Love Believes All Things

In Ephesians 5:1-2, we are exhorted to be imitators of God as dear children. We know that our beliefs about God as our Father will affect our behavior as His children. What did you learn this week about how your belief affects your behavior?

Christine Q. —

This week has been one of the most pivotal moments for me, I have learned that what I believe determines whether I have joy and peace in the midst of difficult circumstances or if I will turn to anger, bitterness or discouragement. I can only live a righteous life by knowing the Word of God and it’s our choice if we will believe what God says who He says we are. Knowing that His goal is to sanctify us makes it easy for me to believe that God works everything for good, that He uses everything to make us look more like Christ and that I can view His discipline or chastening as an act of His love and grace. Jesus is enough and He is all we need.

CJ H. —

The belief of being accepted, worthy and even loved are needs embedded inside all of us.

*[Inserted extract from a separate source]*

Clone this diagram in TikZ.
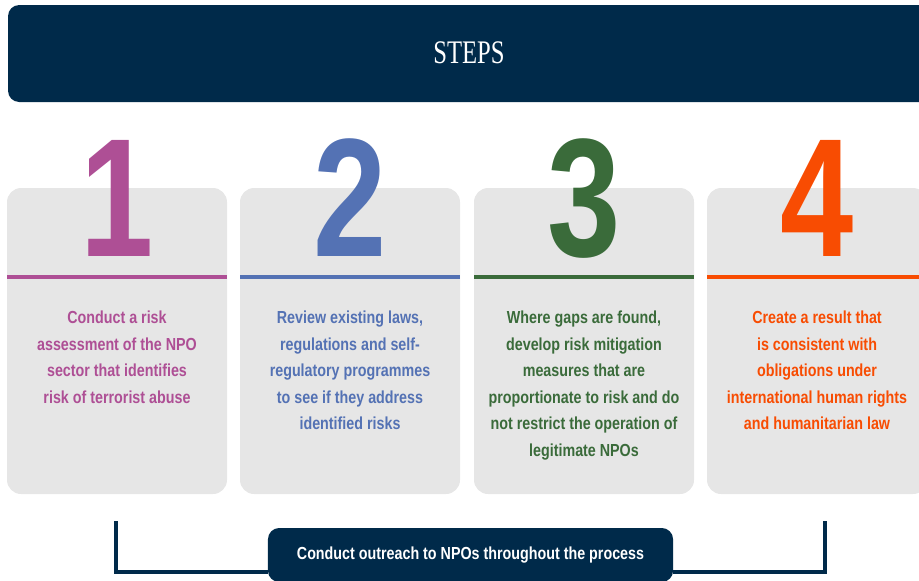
\documentclass[tikz,border=0pt]{standalone}
\usepackage{fontspec}
\newfontfamily\narrowfont[FakeStretch=0.82]{Liberation Sans}
\newfontfamily\digitfont[FakeStretch=0.78]{Liberation Sans}
\newfontfamily\stepsfont[FakeStretch=0.75]{Liberation Serif}
\definecolor{navy}{RGB}{0,42,74}
\definecolor{cardgray}{RGB}{230,230,230}
\definecolor{stepone}{RGB}{174,79,149}
\definecolor{steptwo}{RGB}{84,114,180}
\definecolor{stepthree}{RGB}{58,107,58}
\definecolor{stepfour}{RGB}{248,76,2}

\begin{document}
\begin{tikzpicture}[x=0.025cm,y=-0.025cm]
        \tikzstyle{every node}=[font=\narrowfont\bfseries\fontsize{12.4pt}{18.8pt}\selectfont]
        \tikzstyle{digit}=[font=\digitfont\bfseries\fontsize{120pt}{120pt}\selectfont,anchor=base,inner sep=0]
        \tikzstyle{steptext}=[anchor=north,align=center,inner sep=0]
        \useasboundingbox (0,0) rectangle (919,580);
        \begin{scope}
           % banner
           \fill[navy,rounded corners=8pt] (8,5) rectangle (935,102);
           \node[text=white,font=\stepsfont\fontsize{23.4pt}{28pt}\selectfont] (steps) at (469,53) {STEPS};

           % cards, coloured rules and numbers
           \foreach\x/\c/\n in {7/stepone/1,240/steptwo/2,474/stepthree/3,707/stepfour/4}{
               \fill[cardgray,rounded corners=10pt] (\x,188) rectangle ++(220,306);
               \draw[\c,line width=2.8pt] (\x,277) -- ++(220,0);
               \node[digit,text=\c] (num\n) at (\x+110,256) {\n};
           }

           \node[steptext,text=stepone] (txtone) at (117,311)
               {Conduct a risk\\assessment of the NPO\\sector that identifies\\risk of terrorist abuse};
           \node[steptext,text=steptwo] (txttwo) at (350,311)
               {Review existing laws,\\regulations and self-\\regulatory programmes\\to see if they address\\identified risks};
           \node[steptext,text=stepthree] (txtthree) at (584,311)
               {Where gaps are found,\\develop risk mitigation\\measures that are\\proportionate to risk and do\\not restrict the operation of\\legitimate NPOs};
           \node[steptext,text=stepfour] (txtfour) at (817,311)
               {Create a result that\\is consistent with\\obligations under\\international human rights\\and humanitarian law};

           % outreach bracket
           \node[fill=navy,text=white,rounded corners=8pt,minimum width=10.125cm,minimum height=1.35cm] (outreach) at (470.5,555)
               {Conduct outreach to NPOs throughout the process};
           \coordinate (lft) at (116,521);
           \coordinate (rgt) at (825,521);
           \coordinate (bend) at (0,572);
           \draw[navy,line width=2.2pt] (lft) -- (lft |- bend) -- (outreach.west |- bend);
           \draw[navy,line width=2.2pt] (rgt) -- (rgt |- bend) -- (outreach.east |- bend);
        \end{scope}
\end{tikzpicture}
\end{document}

Walking as in imitation of Christ was extremely hard this week, but rewarding in a sense that I’m always growing in him. In Romans 5:5b, it says “..because the love of God has been poured out in our hearts by the Holy Spirit who was given to us.” I can never imitate Christ in love if I don’t rely on the Spirit. This week has changed me, and now I walk in dependence. I am Fortified.

Devin M. —

This week I was able to understand how the Lord has given me a new name. Through being able to meditate on Psalm 86:11-12 I now know that I am already what the Lord has called me. He named me Upright and I now understand that Jesus already finished His work and already delivered us from the depths of Sheol. And through this belief and knowing who we are to the Lord then our behavior should be joyful even through the trial and through the tribulation.

Diamond S. —

This past week, through the challenges, the Lord has been revealing and challenging me in what I really believe. He’s shown me in different ways how I don’t trust Him at His Word. I’m the person who feels the need to defend and sustain herself, but He is teaching me to really trust and depend on Him totally, knowing that He is faithful and is the One who will keep and strengthen me. I don’t need to rely on myself or go to places of condemnation when I do mess up. His grace covers me and His love for me isn’t any less or more based on my performance. When I believe these things, I will walk in freedom and hope because I am confident in Him and not myself. He has never failed me and never will. What do I have to fear?

Erick C. —

It’s one thing to know but it’s another thing to whole-heartedly believe. I knew I was a child of God, but it’s only now that I truly believe I am. I believe that He is my Father, the King of kings. I believe that I’m His own, and that I am a prince and an heir to the kingdom of heaven. I am royalty and most of all one of His beloved. I don’t need any more validation. I don’t ever have to prove myself because I have been redeemed and justified by His never-ending love.

Gaby E. —

The Lord showed me how everything that I do, I do it on my own strength and I focus on what I can do instead of relying on the Lord. The Lord had to bring me to my bottomless pit to understand that I am nothing, I have nothing to offer. It’s from Him that I receive my worth, it’s by His grace and grace alone. He brought me to a completer surrender, to believe in His love and that He already sees me as my new name all I have to do is walk in it.

Jacqueline S. —

This week I learned that because my belief affects my behavior, I have not been believing that God’s grace abounds for me and that I am free from sin because of his grace. Patmos is a ministry that really exposes our true selves, but I can either take it to a place of condemnation or a place of repentance and hope in the One who promises to change me. I found out that I don't believe that Jesus dying on the cross was enough to wipe away my sins and that I have been trying to pay for my sins and earn God’s love. But this week I was overwhelmed by what God was telling me and that he calls me Beloved. That He sees me as beautiful and spotless. That He not only loves me, but He desires me, that He takes delight in me. That He finds joy in spending time with me and He is just asking me to receive His love for free.

Michaela Y. —

This week the Lord reminded me how great His love is for me. That He has not just called me out of darkness to glorify Him or to be used as His vessel, but also for the sake of my relationship with Him. When I misunderstand His heart or do not trust Him, this is shown in the way that I live my life. As I learn more of who He is and His good character, I am not so easily moved.

Tyler D. —

I learned this week that belief affects your behavior. This week I was given a new name, not that anything is wrong with the name I have now, but as Jesus re-named Simon to Peter, I too was renamed. I was renamed because God is changing me into the man He wants me to become and He sees that. God knows who I am and who I will be so He doesn't treat me on my past but on who I am becoming. The name He gave was Israel, which means ‘directed by God’ or ‘governed by God’. Now I have decision to believe that or not. If I truly believe that God sees me as Israel, a man that is directed by Him and His word, not by Tyler, then my actions will show it. My belief in what God has called me to be will affect my behavior.